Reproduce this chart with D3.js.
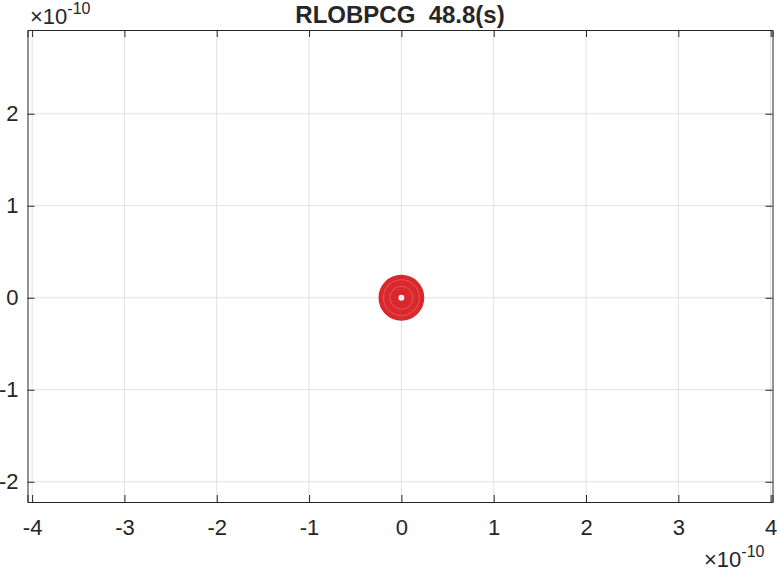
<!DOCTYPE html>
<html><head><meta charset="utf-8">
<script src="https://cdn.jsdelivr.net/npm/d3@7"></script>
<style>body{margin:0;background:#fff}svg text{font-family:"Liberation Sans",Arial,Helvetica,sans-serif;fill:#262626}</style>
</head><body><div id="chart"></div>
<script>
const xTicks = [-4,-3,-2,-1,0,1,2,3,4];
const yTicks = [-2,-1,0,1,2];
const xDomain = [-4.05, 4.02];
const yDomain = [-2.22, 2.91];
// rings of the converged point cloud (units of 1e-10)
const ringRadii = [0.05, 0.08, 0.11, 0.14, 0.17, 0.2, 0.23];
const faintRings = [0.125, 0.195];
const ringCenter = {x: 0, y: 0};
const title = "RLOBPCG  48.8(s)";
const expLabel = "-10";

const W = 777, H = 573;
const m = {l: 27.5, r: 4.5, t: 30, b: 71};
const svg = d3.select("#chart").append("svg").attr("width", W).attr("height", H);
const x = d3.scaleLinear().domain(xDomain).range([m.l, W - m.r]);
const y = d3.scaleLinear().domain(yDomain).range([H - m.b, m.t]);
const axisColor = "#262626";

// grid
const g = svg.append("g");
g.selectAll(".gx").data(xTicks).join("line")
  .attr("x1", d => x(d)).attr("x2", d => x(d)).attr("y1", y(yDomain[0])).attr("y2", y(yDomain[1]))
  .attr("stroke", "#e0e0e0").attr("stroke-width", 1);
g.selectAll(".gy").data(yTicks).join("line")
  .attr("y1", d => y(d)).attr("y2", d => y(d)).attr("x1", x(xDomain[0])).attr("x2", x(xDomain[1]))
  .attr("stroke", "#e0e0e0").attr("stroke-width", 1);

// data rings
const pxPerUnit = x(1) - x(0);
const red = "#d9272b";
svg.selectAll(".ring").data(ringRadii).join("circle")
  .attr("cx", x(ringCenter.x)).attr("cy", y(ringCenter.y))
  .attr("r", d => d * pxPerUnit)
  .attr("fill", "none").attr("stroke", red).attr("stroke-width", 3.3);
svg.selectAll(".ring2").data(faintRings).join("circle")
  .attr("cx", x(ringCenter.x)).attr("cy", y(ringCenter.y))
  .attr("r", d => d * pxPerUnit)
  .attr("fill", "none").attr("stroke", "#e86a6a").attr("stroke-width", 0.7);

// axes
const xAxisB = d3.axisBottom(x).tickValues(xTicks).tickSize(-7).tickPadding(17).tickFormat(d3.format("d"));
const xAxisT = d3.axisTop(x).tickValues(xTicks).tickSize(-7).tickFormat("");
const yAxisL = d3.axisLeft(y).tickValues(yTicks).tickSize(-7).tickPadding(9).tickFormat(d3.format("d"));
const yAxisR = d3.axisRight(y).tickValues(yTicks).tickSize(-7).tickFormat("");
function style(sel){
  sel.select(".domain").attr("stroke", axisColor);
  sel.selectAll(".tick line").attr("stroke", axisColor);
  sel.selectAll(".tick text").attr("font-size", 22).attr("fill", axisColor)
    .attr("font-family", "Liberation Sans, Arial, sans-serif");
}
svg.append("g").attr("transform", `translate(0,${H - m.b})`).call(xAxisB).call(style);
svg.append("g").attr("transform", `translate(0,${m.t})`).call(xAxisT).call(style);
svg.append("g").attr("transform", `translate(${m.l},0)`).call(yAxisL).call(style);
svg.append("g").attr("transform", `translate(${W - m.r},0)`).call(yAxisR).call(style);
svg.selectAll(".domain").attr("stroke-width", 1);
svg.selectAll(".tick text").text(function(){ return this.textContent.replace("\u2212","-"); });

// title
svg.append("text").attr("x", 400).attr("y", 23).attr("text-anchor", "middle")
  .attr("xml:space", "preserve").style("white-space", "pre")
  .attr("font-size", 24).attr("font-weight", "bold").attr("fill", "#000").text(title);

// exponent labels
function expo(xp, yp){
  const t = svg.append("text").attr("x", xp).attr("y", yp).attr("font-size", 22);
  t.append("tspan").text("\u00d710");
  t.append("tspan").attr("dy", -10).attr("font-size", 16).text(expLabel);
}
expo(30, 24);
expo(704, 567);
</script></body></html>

--

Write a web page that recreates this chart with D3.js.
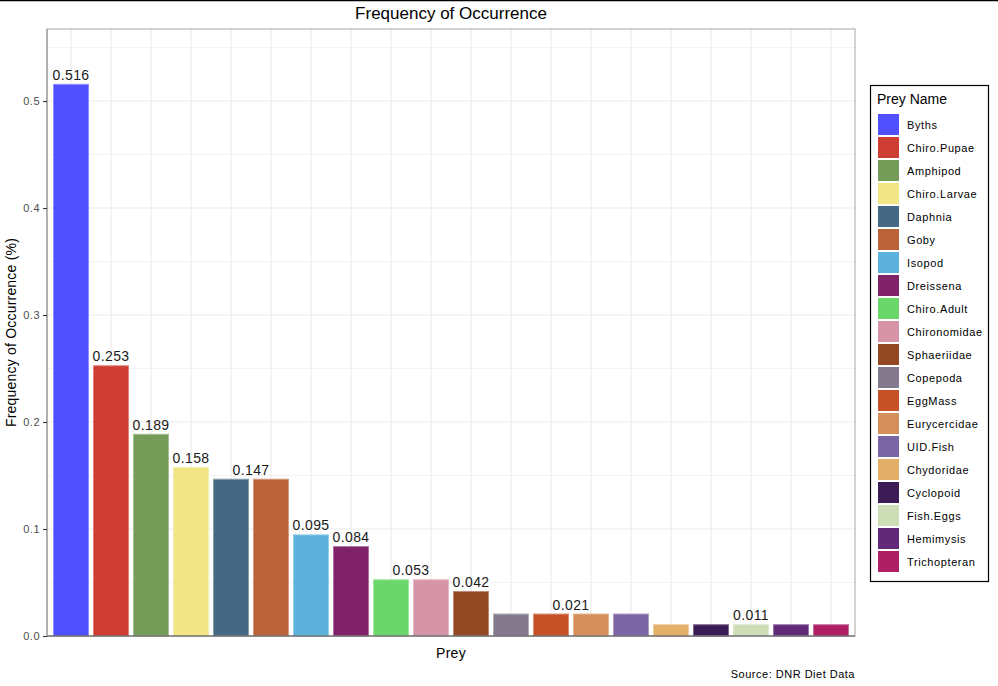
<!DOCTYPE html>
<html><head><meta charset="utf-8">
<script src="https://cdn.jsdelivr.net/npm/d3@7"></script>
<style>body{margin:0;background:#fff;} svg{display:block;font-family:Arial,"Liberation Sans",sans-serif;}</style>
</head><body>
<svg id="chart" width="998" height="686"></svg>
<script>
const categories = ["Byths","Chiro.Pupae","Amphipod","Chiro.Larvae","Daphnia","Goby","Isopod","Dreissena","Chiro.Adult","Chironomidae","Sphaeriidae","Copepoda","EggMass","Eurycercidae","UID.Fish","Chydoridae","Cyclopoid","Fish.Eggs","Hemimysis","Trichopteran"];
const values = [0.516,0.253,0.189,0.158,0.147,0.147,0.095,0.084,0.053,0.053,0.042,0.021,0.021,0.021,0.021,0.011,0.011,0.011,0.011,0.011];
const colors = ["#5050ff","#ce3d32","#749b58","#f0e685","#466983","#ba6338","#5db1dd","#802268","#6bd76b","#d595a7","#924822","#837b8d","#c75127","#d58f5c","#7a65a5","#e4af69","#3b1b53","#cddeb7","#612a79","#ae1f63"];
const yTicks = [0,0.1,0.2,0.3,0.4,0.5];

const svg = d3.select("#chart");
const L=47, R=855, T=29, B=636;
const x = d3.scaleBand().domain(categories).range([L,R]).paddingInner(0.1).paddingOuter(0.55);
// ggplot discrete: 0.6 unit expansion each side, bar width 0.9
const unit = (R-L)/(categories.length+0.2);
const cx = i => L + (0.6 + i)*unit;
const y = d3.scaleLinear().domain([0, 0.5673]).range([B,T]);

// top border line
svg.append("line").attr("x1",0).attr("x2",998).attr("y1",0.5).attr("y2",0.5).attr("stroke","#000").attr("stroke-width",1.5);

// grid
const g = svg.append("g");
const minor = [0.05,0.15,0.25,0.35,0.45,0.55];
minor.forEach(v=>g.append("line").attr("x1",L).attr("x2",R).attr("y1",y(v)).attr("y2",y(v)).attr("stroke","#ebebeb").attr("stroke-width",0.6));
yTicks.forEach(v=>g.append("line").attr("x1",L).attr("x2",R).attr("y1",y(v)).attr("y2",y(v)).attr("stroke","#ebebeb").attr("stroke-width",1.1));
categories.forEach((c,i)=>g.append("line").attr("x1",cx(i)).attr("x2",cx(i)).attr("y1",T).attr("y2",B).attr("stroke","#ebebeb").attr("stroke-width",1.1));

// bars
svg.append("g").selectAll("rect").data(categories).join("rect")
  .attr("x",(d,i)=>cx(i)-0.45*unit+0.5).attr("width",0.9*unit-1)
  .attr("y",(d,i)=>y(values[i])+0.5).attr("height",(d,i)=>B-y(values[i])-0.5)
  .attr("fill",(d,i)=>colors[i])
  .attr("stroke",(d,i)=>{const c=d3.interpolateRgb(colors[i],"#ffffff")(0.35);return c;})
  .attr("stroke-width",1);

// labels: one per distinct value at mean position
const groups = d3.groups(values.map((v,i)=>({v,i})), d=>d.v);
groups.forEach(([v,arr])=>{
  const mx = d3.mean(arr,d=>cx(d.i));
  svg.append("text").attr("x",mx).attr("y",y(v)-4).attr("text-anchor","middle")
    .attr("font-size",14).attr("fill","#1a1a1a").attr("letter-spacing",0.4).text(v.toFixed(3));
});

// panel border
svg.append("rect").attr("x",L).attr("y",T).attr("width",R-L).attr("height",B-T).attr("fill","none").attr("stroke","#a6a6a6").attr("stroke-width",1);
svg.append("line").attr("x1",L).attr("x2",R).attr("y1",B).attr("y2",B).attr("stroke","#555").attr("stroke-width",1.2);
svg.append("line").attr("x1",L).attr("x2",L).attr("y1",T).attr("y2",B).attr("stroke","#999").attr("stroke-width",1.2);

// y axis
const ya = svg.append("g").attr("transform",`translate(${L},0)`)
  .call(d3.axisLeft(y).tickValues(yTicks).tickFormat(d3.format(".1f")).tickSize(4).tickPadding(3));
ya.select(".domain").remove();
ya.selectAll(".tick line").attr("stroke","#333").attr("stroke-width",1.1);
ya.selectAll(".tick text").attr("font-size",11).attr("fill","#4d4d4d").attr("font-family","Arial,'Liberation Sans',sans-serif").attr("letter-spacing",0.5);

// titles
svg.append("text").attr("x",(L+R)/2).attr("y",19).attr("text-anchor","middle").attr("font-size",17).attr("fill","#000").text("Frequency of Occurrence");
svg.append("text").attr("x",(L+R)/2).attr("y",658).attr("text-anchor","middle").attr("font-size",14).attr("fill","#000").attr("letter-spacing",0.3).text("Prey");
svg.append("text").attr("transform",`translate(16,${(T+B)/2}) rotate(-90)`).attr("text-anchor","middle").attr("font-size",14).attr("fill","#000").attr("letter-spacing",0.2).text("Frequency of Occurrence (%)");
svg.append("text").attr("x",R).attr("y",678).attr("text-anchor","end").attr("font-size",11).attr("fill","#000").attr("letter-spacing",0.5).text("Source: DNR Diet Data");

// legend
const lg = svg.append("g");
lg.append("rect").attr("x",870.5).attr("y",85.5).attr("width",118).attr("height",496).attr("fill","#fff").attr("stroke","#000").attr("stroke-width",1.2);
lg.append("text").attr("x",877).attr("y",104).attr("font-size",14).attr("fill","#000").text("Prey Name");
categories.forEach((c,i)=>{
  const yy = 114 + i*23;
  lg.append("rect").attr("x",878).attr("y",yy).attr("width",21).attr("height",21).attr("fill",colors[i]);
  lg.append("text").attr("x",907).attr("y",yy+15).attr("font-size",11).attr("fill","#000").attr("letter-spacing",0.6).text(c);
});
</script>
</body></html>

==

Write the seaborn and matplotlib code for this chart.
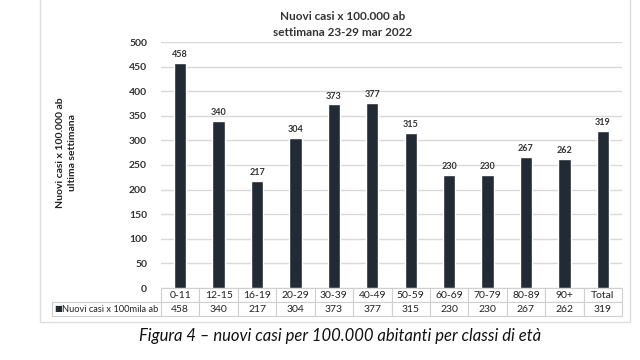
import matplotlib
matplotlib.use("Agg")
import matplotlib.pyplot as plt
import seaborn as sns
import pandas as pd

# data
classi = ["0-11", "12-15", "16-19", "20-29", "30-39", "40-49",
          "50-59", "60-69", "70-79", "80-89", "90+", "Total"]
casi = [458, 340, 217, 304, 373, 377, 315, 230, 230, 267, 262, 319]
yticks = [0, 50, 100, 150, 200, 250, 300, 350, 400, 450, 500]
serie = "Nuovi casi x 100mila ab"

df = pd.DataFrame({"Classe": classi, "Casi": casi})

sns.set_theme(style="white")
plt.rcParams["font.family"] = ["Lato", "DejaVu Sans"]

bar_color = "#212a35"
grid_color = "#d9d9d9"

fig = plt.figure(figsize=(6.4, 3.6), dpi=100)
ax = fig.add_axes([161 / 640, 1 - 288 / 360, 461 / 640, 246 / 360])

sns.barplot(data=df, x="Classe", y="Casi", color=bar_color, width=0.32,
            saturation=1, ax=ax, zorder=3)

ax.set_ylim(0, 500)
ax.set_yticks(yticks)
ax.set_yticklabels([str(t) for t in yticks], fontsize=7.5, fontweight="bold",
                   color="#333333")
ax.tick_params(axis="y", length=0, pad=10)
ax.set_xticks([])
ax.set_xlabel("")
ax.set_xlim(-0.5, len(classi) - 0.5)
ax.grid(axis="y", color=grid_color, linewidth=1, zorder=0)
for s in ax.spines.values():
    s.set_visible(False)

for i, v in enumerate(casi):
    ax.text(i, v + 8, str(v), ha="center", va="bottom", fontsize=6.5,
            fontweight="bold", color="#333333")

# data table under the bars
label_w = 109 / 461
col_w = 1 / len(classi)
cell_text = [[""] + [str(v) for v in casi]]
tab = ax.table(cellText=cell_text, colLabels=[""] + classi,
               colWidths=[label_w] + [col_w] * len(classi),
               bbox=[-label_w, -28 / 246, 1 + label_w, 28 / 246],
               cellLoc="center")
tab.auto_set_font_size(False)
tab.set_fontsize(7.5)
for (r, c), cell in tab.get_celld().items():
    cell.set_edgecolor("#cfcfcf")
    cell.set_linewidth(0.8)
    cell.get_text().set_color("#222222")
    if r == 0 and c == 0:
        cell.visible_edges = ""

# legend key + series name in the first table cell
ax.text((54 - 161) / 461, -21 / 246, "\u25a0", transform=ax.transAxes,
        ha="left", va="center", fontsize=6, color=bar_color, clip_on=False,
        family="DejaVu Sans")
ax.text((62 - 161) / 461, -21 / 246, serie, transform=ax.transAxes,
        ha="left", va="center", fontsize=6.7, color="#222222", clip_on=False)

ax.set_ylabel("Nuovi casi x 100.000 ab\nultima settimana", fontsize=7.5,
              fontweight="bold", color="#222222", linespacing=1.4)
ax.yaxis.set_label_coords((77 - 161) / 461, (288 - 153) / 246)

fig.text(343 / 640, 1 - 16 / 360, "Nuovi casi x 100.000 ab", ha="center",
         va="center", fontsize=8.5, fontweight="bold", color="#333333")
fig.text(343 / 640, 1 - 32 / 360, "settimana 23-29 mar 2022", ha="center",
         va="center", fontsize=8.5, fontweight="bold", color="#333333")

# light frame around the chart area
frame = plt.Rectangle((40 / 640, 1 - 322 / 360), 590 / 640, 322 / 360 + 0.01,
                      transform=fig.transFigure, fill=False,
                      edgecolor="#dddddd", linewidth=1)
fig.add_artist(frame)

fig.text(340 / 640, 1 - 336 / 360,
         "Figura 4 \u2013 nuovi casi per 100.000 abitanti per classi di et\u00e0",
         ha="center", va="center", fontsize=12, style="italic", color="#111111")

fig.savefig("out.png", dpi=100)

> **AIM OF THE EXERCISE**
Give back, unchanged, each line from the one containing "Write the seaborn" through the one containing "import pandas as pd". Pictures are to be left out.

> **FINISHED TASK**
Write the seaborn and matplotlib code for this chart.
import matplotlib
matplotlib.use("Agg")
import matplotlib.pyplot as plt
import seaborn as sns
import pandas as pd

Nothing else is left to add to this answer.